That’s the question asked here.
[N]ow the piggy bank is empty, the cards are maxed out, the NA meetings are every night at 7 and the house is upside-down. The layoffs are coming: will you be one of them or will you just be picking up a few extra hours of work to fill in for the ones who were? The slender times have begun. How will cities fare against the suburbs now? If cities really were an efficiency, a greener solution to a worn out and wasteful suburban culture, would not they have boomed in the early 90s and the late 70s? Where will Americans ride these times out? And will we learn anything from the collective experience of the past two decades?
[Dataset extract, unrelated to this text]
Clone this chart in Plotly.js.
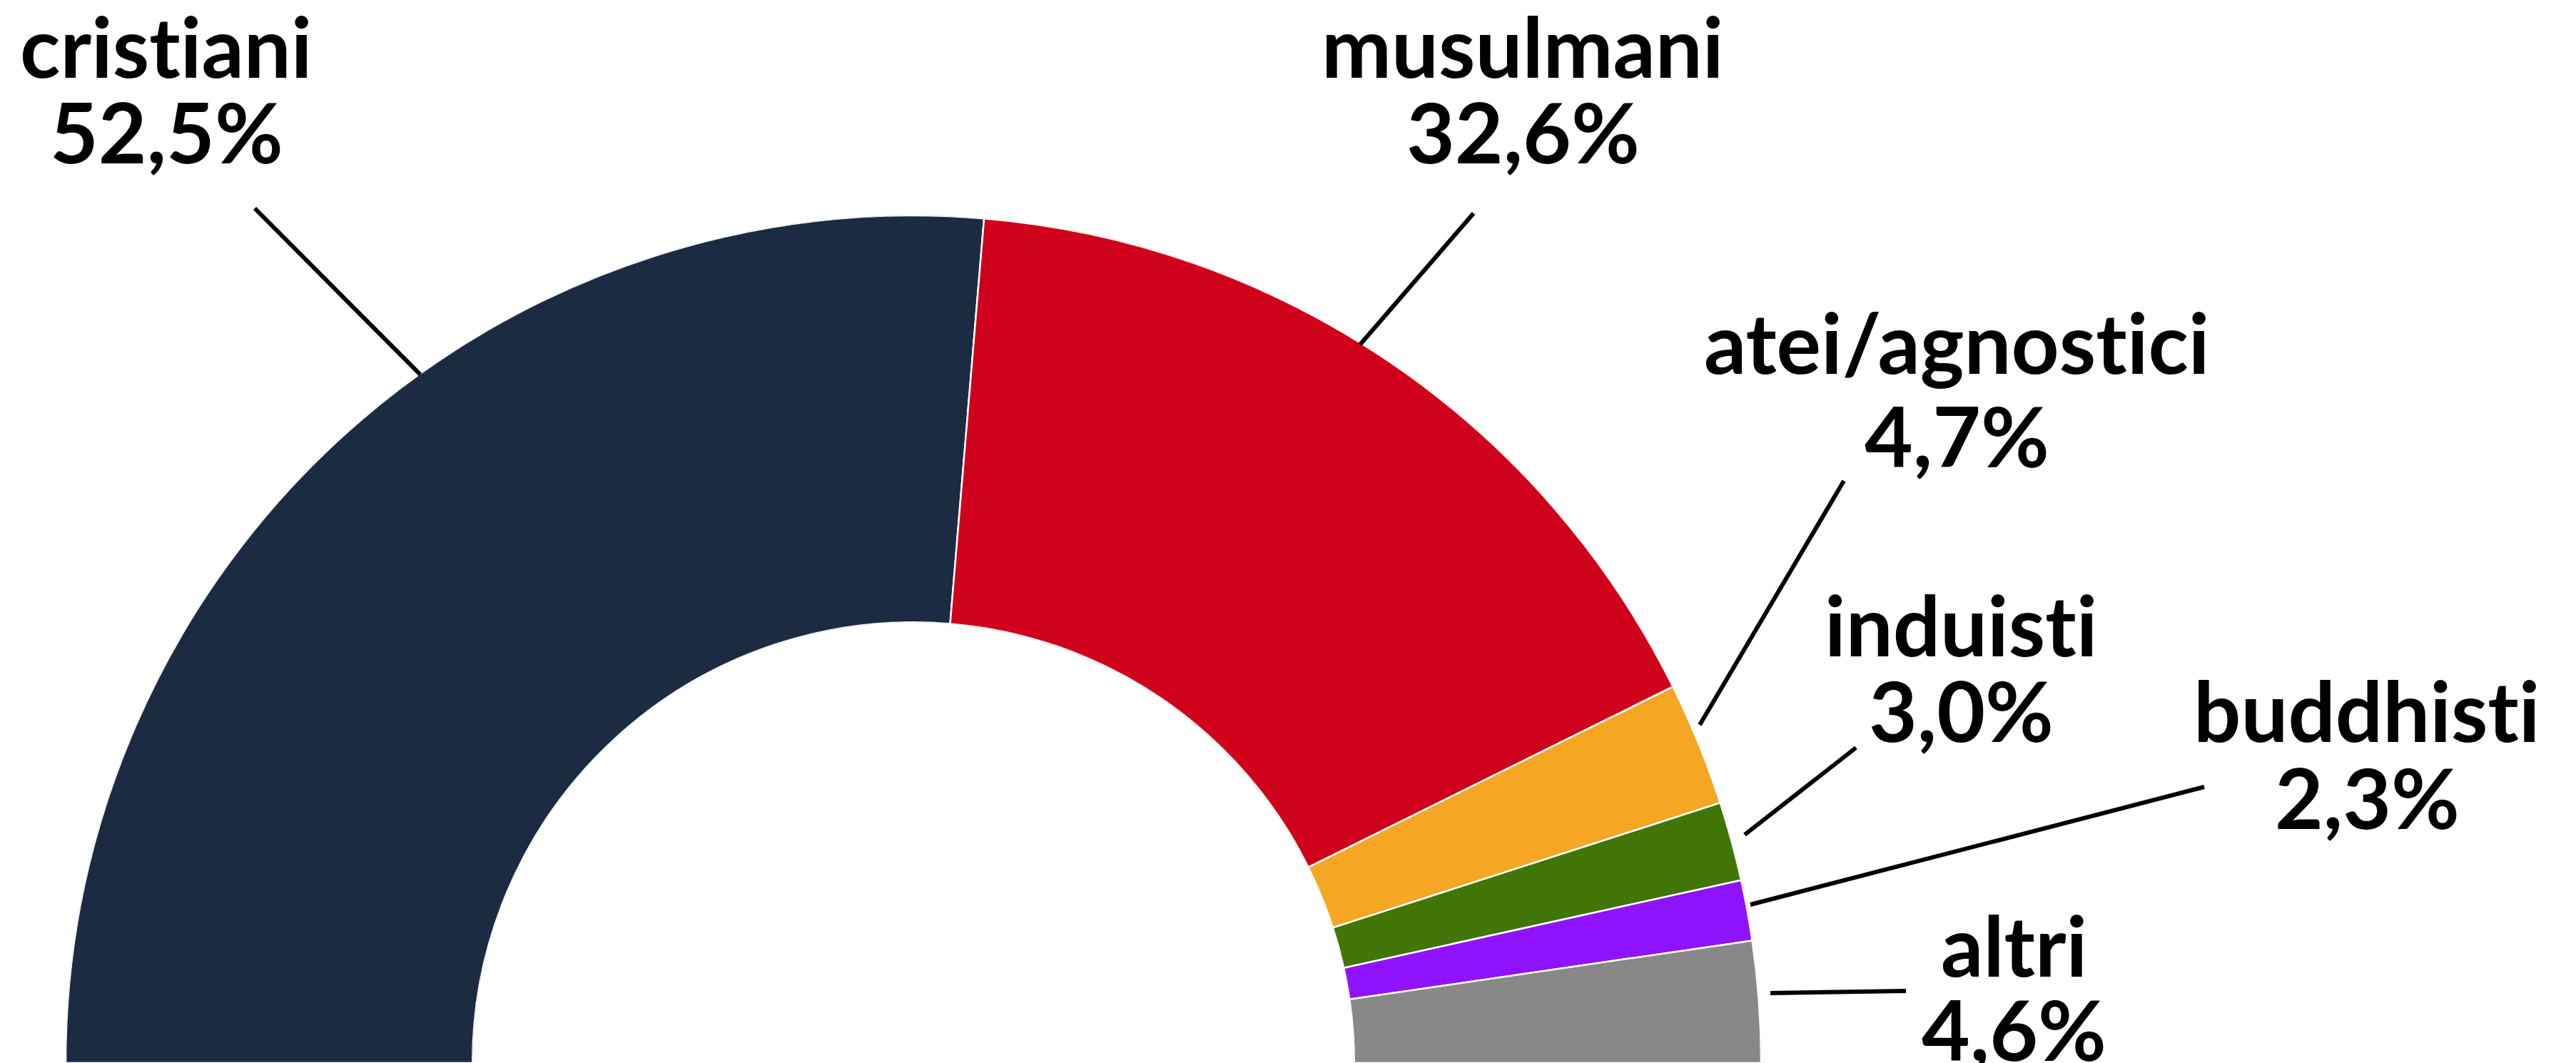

The post advances some interesting criticisms of my own and theorizes about cities as arenas for leisure and consumption. As I hope my work makes clear, especially WYC, my viewpoint is that cities are primarily vehicles for productivity improvement and innovation, inspired by Jane Jacobs and especially Robert Lucas who famously theorized that:
The theory of production contains nothing to hold a city together. A city is simply a collection of factors of production – capital, people and land and people – and land is always far cheaper outside the city than inside. Why don’t capital and people move outside, combining themselves with cheaper land and thereby increasing profits? Of course people like to live near shopping and shops need to be located close to their customers, but circular considerations of this kind explain only shopping centers, not cities. Cities are centered on wholesale trade and primary producers and a theory that accounts for their existence has to explain why these producers are apparently choosing high rather than low cost modes of operation… It seems to me the ‘force’ we need to postulate for the central role of cities in economic life is of exactly the same character of ‘external human capital’ I have postulated as a force in aggregate development… What can people be paying Manhattan or downtown Chicago rents for if not to be around other people?
The theory of cities is a theory of production and development. They are one in the same thing.